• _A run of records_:
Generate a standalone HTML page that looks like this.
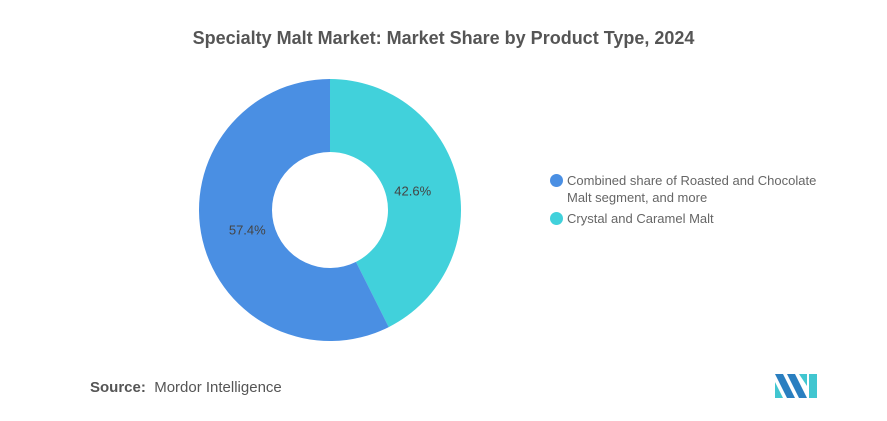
<!DOCTYPE html>
<html><head><meta charset="utf-8"><style>
body{margin:0;width:887px;height:421px;background:#fff;font-family:"Liberation Sans",sans-serif;overflow:hidden;position:relative}
.t{position:absolute;left:0;width:887px;top:28px;text-align:center;font-size:18px;font-weight:bold;color:#555}
.lg{position:absolute;left:551px;font-size:13px;color:#666;line-height:17px}
.dot{position:absolute;left:-1px;width:13px;height:13px;border-radius:50%}
.src{position:absolute;left:90px;top:379px;font-size:15px;color:#555}
</style></head><body>
<div class="t">Specialty Malt Market: Market Share by Product Type, 2024</div>
<svg id="c" width="887" height="421" style="position:absolute;left:0;top:0"></svg>
<div class="lg" style="top:172px"><span class="dot" style="background:#4a8fe3;top:2px"></span><div style="padding-left:16px">Combined share of Roasted and Chocolate<br>Malt segment, and more</div></div>
<div class="lg" style="top:210px"><span class="dot" style="background:#41d1db;top:2px"></span><div style="padding-left:16px">Crystal and Caramel Malt</div></div>
<div class="src"><b>Source:</b>&nbsp; Mordor Intelligence</div>
<svg width="44" height="24" style="position:absolute;left:775px;top:374px">
<polygon points="0,0 8,0 20,24 12,24" fill="#2a7fc0"/><polygon points="0,8 8,24 0,24" fill="#41c6d0"/>
<polygon points="12,0 20,0 32,24 24,24" fill="#2a7fc0"/><polygon points="24,0 32,0 32,12" fill="#41c6d0"/>
<polygon points="34,0 42,0 42,24 34,24" fill="#41c6d0"/></svg>
<script>
const categories=["Crystal and Caramel Malt","Combined share of Roasted and Chocolate Malt segment, and more"];
const values=[42.6,57.4];
const labels=["42.6%","57.4%"];
const colors=["#41d1db","#4a8fe3"];
const svg=document.getElementById('c');const NS="http://www.w3.org/2000/svg";
const cx=330,cy=210,R=131,r=58;
const tot=values.reduce((a,b)=>a+b,0);let a0=0;
function pt(a,rad){return [cx+rad*Math.sin(a),cy-rad*Math.cos(a)];}
values.forEach((v,i)=>{
const a1=a0+v/tot*2*Math.PI;const lg=(a1-a0)>Math.PI?1:0;
const p1=pt(a0,R),p2=pt(a1,R),p3=pt(a1,r),p4=pt(a0,r);
const p=document.createElementNS(NS,'path');
p.setAttribute('d',`M${p1}A${R},${R} 0 ${lg} 1 ${p2}L${p3}A${r},${r} 0 ${lg} 0 ${p4}Z`);
p.setAttribute('fill',colors[i]);


svg.appendChild(p);
const m=(a0+a1)/2;const lp=pt(m,85);
const t=document.createElementNS(NS,'text');
t.setAttribute('x',lp[0]);t.setAttribute('y',lp[1]+5);t.setAttribute('text-anchor','middle');
t.setAttribute('font-size','13');t.setAttribute('fill','#444');t.setAttribute('font-family','Liberation Sans');
t.textContent=labels[i];


svg.appendChild(t);
a0=a1;});
</script>
</body></html>
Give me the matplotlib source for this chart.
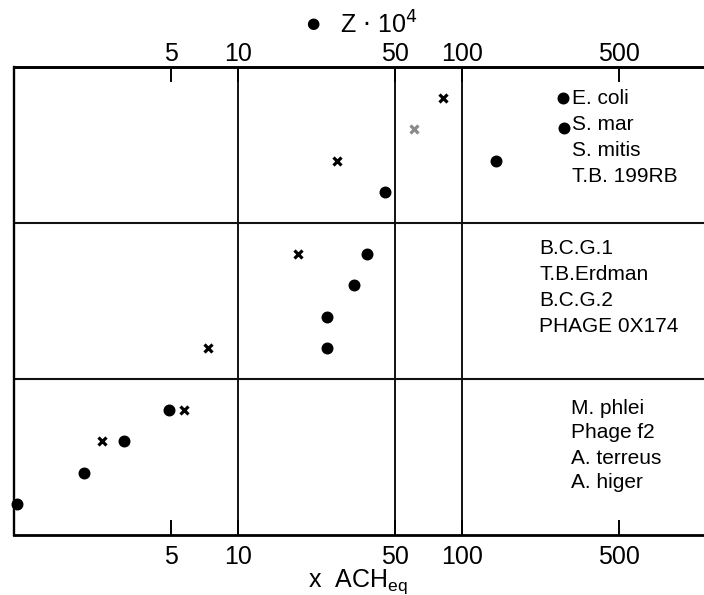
import matplotlib
matplotlib.use("Agg")
import matplotlib.pyplot as plt
from matplotlib.ticker import NullLocator, FixedLocator, FixedFormatter

plt.rcParams['font.family'] = ['Liberation Sans', 'DejaVu Sans']

# ---- data ----
tick_values = [5, 10, 50, 100, 500]
tick_labels = ["5", "10", "50", "100", "500"]
vlines_x = [10, 50, 100]
hlines_y = [1, 2]

dot_x = [1.03, 2.06, 3.10, 4.92, 24.8, 24.8, 32.7, 37.4, 45.0, 141.6, 281, 283]
dot_y = [0.2, 0.4, 0.6, 0.8, 1.2, 1.4, 1.6, 1.8, 2.2, 2.4, 2.8, 2.61]

cross_x = [2.48, 5.73, 7.33, 18.4, 27.7, 82.2]
cross_y = [0.6, 0.8, 1.2, 1.8, 2.4, 2.8]
cross_gray_x = [61.1]
cross_gray_y = [2.6]

group_top = ["E. coli", "S. mar", "S. mitis", "T.B. 199RB"]
group_mid = ["B.C.G.1", "T.B.Erdman", "B.C.G.2", "PHAGE 0X174"]
group_bot = ["M. phlei", "Phage f2", "A. terreus", "A. higer"]

title_marker = "\u25CF"
title_text = r"Z $\cdot$ 10$^4$"
xlabel_text = r"x  ACH$_{\mathregular{eq}}$"

# ---- figure ----
W, H = 704, 595
fig = plt.figure(figsize=(W / 100, H / 100), dpi=100)
ax_l, ax_r, ax_t, ax_b = 14, 704, 67, 535
ax = fig.add_axes([ax_l / W, 1 - ax_b / H, (ax_r - ax_l) / W, (ax_b - ax_t) / H])

ax.set_xscale('log')
ax.set_xlim(1.0, 1195)
ax.set_ylim(0, 3)

for xv in vlines_x:
    ax.axvline(xv, color='#111111', lw=1.4, zorder=1)
for yv in hlines_y:
    ax.axhline(yv, color='#111111', lw=1.5, zorder=1)

ax.plot(dot_x, dot_y, 'o', color='black', ms=7.6, clip_on=False, zorder=3)
ax.plot(cross_x, cross_y, 'x', color='black', ms=6.2, mew=2.3, zorder=3)
ax.plot(cross_gray_x, cross_gray_y, 'x', color='#8a8a8a', ms=6.2, mew=2.3, zorder=3)

# spines
ax.spines['right'].set_visible(False)
ax.spines['top'].set_linewidth(2.1)
ax.spines['bottom'].set_linewidth(2.0)
ax.spines['left'].set_linewidth(1.7)

# bottom ticks
ax.xaxis.set_major_locator(FixedLocator(tick_values))
ax.xaxis.set_major_formatter(FixedFormatter(tick_labels))
ax.xaxis.set_minor_locator(NullLocator())
ax.tick_params(axis='x', which='major', direction='in', length=11, width=1.4,
               top=True, labeltop=False, bottom=True, labelbottom=True,
               labelsize=18, pad=7.5)
ax.set_yticks([])

# top tick labels via secondary axis
sec = ax.secondary_xaxis('top')
sec.set_xscale('log')
sec.xaxis.set_major_locator(FixedLocator(tick_values))
sec.xaxis.set_major_formatter(FixedFormatter(tick_labels))
sec.xaxis.set_minor_locator(NullLocator())
sec.tick_params(axis='x', which='major', direction='in', length=0, labelsize=18, pad=1)
sec.spines['top'].set_visible(False)

fig.text(313 / W, 1 - 24 / H, title_marker, ha='center', va='center', fontsize=11,
         family=['DejaVu Sans'])
fig.text(340 / W, 1 - 25 / H, title_text, ha='left', va='center', fontsize=18)
fig.text(358 / W, 1 - 587 / H, xlabel_text, ha='center', va='baseline', fontsize=18)

def place(names, x_px, y_px_list):
    for name, ypx in zip(names, y_px_list):
        ax.text((x_px - ax_l) / (ax_r - ax_l), (ax_b - ypx) / (ax_b - ax_t), name,
                transform=ax.transAxes, ha='left', va='center', fontsize=15)

place(group_top, 572, [99, 125, 150, 176])
place(group_mid, 539, [248, 274, 301, 327])
place(group_bot, 571, [408, 433, 458, 483])

fig.savefig("out.png", dpi=100)
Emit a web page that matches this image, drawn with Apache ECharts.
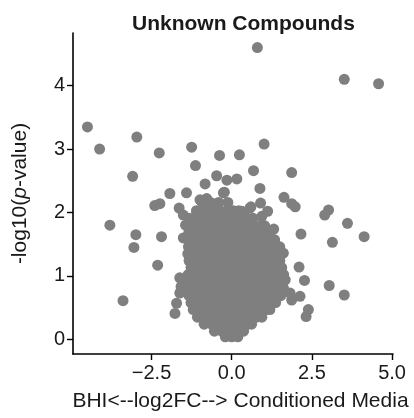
<!DOCTYPE html>
<html><head><meta charset="utf-8">
<script src="https://cdn.jsdelivr.net/npm/echarts@6/dist/echarts.min.js"></script>
<style>html,body{margin:0;padding:0;background:#fff}#c{width:414px;height:418px}</style>
</head><body><div id="c"></div>
<script>
// Chart text
const titleText = 'Unknown Compounds';
const xTitle = 'BHI<--log2FC--> Conditioned Media';
const xTicks = [-2.5, 0, 2.5, 5];
const yTicks = [0, 1, 2, 3, 4];

// Scattered (readable) compounds: log2FC and -log10(p)
const outerFC = [0.80,3.51,4.58,-4.50,-4.12,-2.96,-2.26,-1.25,-0.38,0.24,1.01,-1.13,0.68,1.87,-3.09,-0.47,-0.15,0.16,-0.83,0.88,-1.93,-1.41,-0.23,1.63,-2.40,-2.24,-1.64,1.87,1.98,3.02,2.90,0.90,1.12,0.94,0.60,0.34,-3.80,-2.99,-2.19,-3.05,-1.44,3.61,1.31,2.16,3.14,4.13,0.88,1.20,1.41,1.61,-2.31,2.10,2.27,3.04,3.51,2.13,1.87,2.39,2.32,-3.39,-1.77,-1.62,-1.58,-1.62,-1.72,1.30,1.46,1.56,1.82,1.67,1.25,-1.51,-1.51,-1.09,-0.78,-0.99,-0.26,0.31,0.57];
const outerP  = [4.60,4.10,4.03,3.35,3.00,3.19,2.94,3.03,2.90,2.91,3.08,2.74,2.66,2.63,2.57,2.58,2.51,2.53,2.45,2.38,2.30,2.31,2.32,2.24,2.11,2.14,2.07,2.14,2.09,2.04,1.96,2.15,2.02,1.94,2.09,2.01,1.80,1.65,1.62,1.45,1.80,1.83,1.74,1.66,1.53,1.62,1.62,1.52,1.41,1.36,1.17,1.14,0.93,0.85,0.70,0.68,0.62,0.47,0.36,0.61,0.41,0.97,0.83,0.73,0.57,1.25,1.12,0.97,0.73,0.94,0.83,1.60,1.96,1.99,2.22,2.20,2.31,2.02,2.07];

// Dense core of overlapping compounds: rows of [-log10(p), log2FC values]
const coreRows = [
  [2.16, [-0.92,-0.66,-0.41,-0.12]],
  [2.03, [-1.10,-0.84,-0.60,-0.37,-0.15,0.05,0.22]],
  [1.91, [-1.33,-1.08,-0.86,-0.63,-0.42,-0.18,0.05,0.27,0.49,0.66]],
  [1.79, [-1.36,-1.13,-0.90,-0.67,-0.44,-0.21,0.02,0.25,0.48,0.71,0.90,1.03]],
  [1.68, [-1.34,-1.10,-0.86,-0.63,-0.40,-0.17,0.06,0.29,0.52,0.75,0.98,1.18]],
  [1.57, [-1.36,-1.12,-0.89,-0.66,-0.43,-0.20,0.03,0.26,0.49,0.72,0.95,1.17,1.34]],
  [1.46, [-1.35,-1.11,-0.88,-0.64,-0.41,-0.18,0.05,0.28,0.51,0.74,0.97,1.20,1.42,1.50]],
  [1.35, [-1.37,-1.14,-0.90,-0.67,-0.44,-0.21,0.02,0.25,0.48,0.71,0.94,1.17,1.39,1.51]],
  [1.24, [-1.33,-1.10,-0.87,-0.63,-0.40,-0.17,0.06,0.29,0.52,0.75,0.98,1.21,1.43,1.50]],
  [1.13, [-1.27,-1.04,-0.81,-0.58,-0.35,-0.12,0.11,0.34,0.57,0.80,1.03,1.26,1.48,1.56]],
  [1.02, [-1.36,-1.13,-0.90,-0.67,-0.44,-0.21,0.02,0.25,0.48,0.71,0.94,1.17,1.40,1.62]],
  [0.91, [-1.37,-1.14,-0.91,-0.68,-0.45,-0.22,0.01,0.24,0.47,0.70,0.93,1.16,1.39,1.61]],
  [0.80, [-1.35,-1.12,-0.89,-0.66,-0.43,-0.20,0.03,0.26,0.49,0.72,0.95,1.18,1.41,1.62]],
  [0.69, [-1.33,-1.10,-0.87,-0.64,-0.41,-0.18,0.05,0.28,0.51,0.74,0.97,1.20,1.42,1.53]],
  [0.58, [-1.27,-1.04,-0.81,-0.58,-0.35,-0.12,0.11,0.34,0.57,0.80,1.03,1.25,1.37]],
  [0.47, [-1.20,-0.97,-0.74,-0.51,-0.28,-0.05,0.18,0.41,0.64,0.87,1.10,1.19]],
  [0.35, [-1.07,-0.84,-0.61,-0.38,-0.15,0.08,0.31,0.54,0.77,0.94]],
  [0.24, [-0.86,-0.63,-0.40,-0.17,0.06,0.29,0.50,0.62]],
  [0.13, [-0.54,-0.31,-0.08,0.15,0.37]],
  [0.04, [-0.20,0.00,0.19]]
];

const pts = [];
outerFC.forEach((x, i) => pts.push([x, outerP[i]]));
coreRows.forEach(r => r[1].forEach(x => pts.push([x, r[0]])));

const font = '"Liberation Sans", Arial, Helvetica, sans-serif';

const chart = echarts.init(document.getElementById('c'), null, {renderer: 'canvas'});
chart.setOption({
  animation: false,
  backgroundColor: '#ffffff',
  title: {
    text: titleText, left: 127, top: 9,
    textStyle: {fontFamily: font, fontSize: 21, fontWeight: 'bold', color: '#1a1a1a'}
  },
  grid: {left: 73, right: 21, top: 33, bottom: 64},
  xAxis: {
    type: 'value', min: -4.95, max: 5.03,
    name: xTitle, nameLocation: 'middle', nameGap: 37,
    nameTextStyle: {fontFamily: font, fontSize: 21, color: '#1a1a1a', padding: [0, 0, 0, 15]},
    axisLine: {show: true, onZero: false, lineStyle: {color: '#000', width: 1.6}},
    axisTick: {show: true, length: 6, lineStyle: {color: '#000', width: 1.4}, customValues: xTicks},
    axisLabel: {fontFamily: font, fontSize: 20, color: '#1a1a1a', margin: 9, customValues: xTicks,
      formatter: v => (v < 0 ? '\u2212' + Math.abs(v).toFixed(1) : v.toFixed(1))},
    splitLine: {show: false}
  },
  yAxis: {
    type: 'value', min: -0.23, max: 4.83,
    name: '-log10({i|p}-value)', nameLocation: 'middle', nameGap: 42, nameRotate: 90,
    nameTextStyle: {fontFamily: font, fontSize: 21, color: '#1a1a1a',
      rich: {i: {fontFamily: font, fontSize: 21, fontStyle: 'italic', color: '#1a1a1a'}}},
    axisLine: {show: true, onZero: false, lineStyle: {color: '#000', width: 1.6}},
    axisTick: {show: true, length: 6, lineStyle: {color: '#000', width: 1.4}, customValues: yTicks},
    axisLabel: {fontFamily: font, fontSize: 20, color: '#1a1a1a', margin: 8, customValues: yTicks,
      formatter: v => String(Math.round(v))},
    splitLine: {show: false}
  },
  series: [{
    type: 'scatter', data: pts, symbol: 'circle', symbolSize: 11,
    itemStyle: {color: '#7f7f7f', opacity: 1}, large: false, silent: true
  }]
});
</script></body></html>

• _TASK REQUIREMENTS_: Leaving the pictures out, write out exactly the lines from the line containing "Give me the matplotlib source for this chart." through the line containing "2.4, 2.8, 2.61]", both included.

• _COMPLETE ANSWER_:
Give me the matplotlib source for this chart.
import matplotlib
matplotlib.use("Agg")
import matplotlib.pyplot as plt
from matplotlib.ticker import NullLocator, FixedLocator, FixedFormatter

plt.rcParams['font.family'] = ['Liberation Sans', 'DejaVu Sans']

# ---- data ----
tick_values = [5, 10, 50, 100, 500]
tick_labels = ["5", "10", "50", "100", "500"]
vlines_x = [10, 50, 100]
hlines_y = [1, 2]

dot_x = [1.03, 2.06, 3.10, 4.92, 24.8, 24.8, 32.7, 37.4, 45.0, 141.6, 281, 283]
dot_y = [0.2, 0.4, 0.6, 0.8, 1.2, 1.4, 1.6, 1.8, 2.2, 2.4, 2.8, 2.61]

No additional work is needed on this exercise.